I'm wondering: what if we stopped teaching reading in English class? At some point in our pedagogical history, we started to pretend that we were college professors designing literature-based courses: American Literature; World Literature; European Literature. Why? Well, at some point (1910's?), college professors re-designed the HS English curriculum in their own image. The curriculum was designed for a select few (those who stayed in school after 14 instead of going to work) and, probably, for the purposes of weeding out the non-academic.
What if, instead, we went back (way back) to teaching rhetoric instead. That is, rather than using text as a springboard for pseudo-intellectual discussions (which are sometimes fun and enlightening, but often times vapid and used to hide the fact that the kids haven't really read the material), we use text to examine how text works and how to create text. We focus on close reading of small passages to help kids understand how text works--how are we manipulated and persuaded? how are we encouraged to like one character or one side of an argument? how do we use words to convince? to create a convincing character? Back to the Trivium! (or some modified version)

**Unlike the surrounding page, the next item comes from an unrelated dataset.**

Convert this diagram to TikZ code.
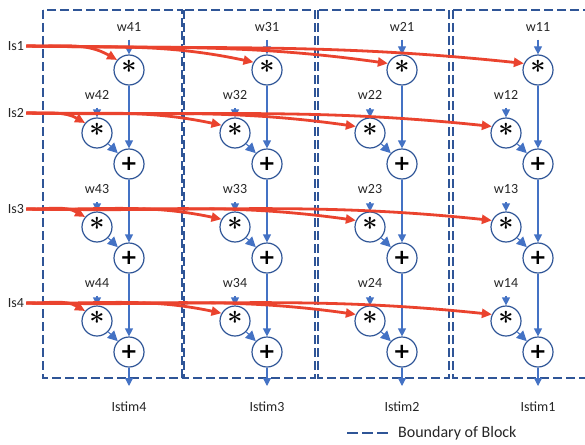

As you've written everywhere, kids need to be reading as much as possible. But evidence (anecdotal and otherwise) seems to suggest that we teachers aren't helping matters. Will kids read on their own if we don't assign it or make them do it? THAT's a great question. Personally, I think that they will, with a little help. They need help finding the right books, and then more and more and more right books. Kids need to know how to go about finding the right books--and this is NOT in our school's curriculum anywhere. We teachers are OK with this; we know about literary books and a little about other books. But this isn't what most kids want to read. We need 50 more Robin Brenners and 100 more school librarians...or we need to do some hard thinking about how we can learn enough about what's out there to help guide the kids to the right books.
Do kids need to get credit or points or rewards for reading books? Maybe. Maybe not. They certainly need time. They need blocks in the day for reading and time at night for reading. They need to stop filling their time with the books we're assigning them and taking more time reading books that are more appropriate for them to be reading. This isn't to say that we shouldn't be pushing them to read more and more difficult texts; we can certainly do that. But clearly trying to make 25 kids read the same difficult text at the exact same time at the exact same pace isn't working.
So, as I see it, we need to stop teaching--assigning--reading so that kids can begin to read. We need to start doing something else (rhetoric is my vote) so kids can start doing what we want them to do, what we know they need to do, which is to read.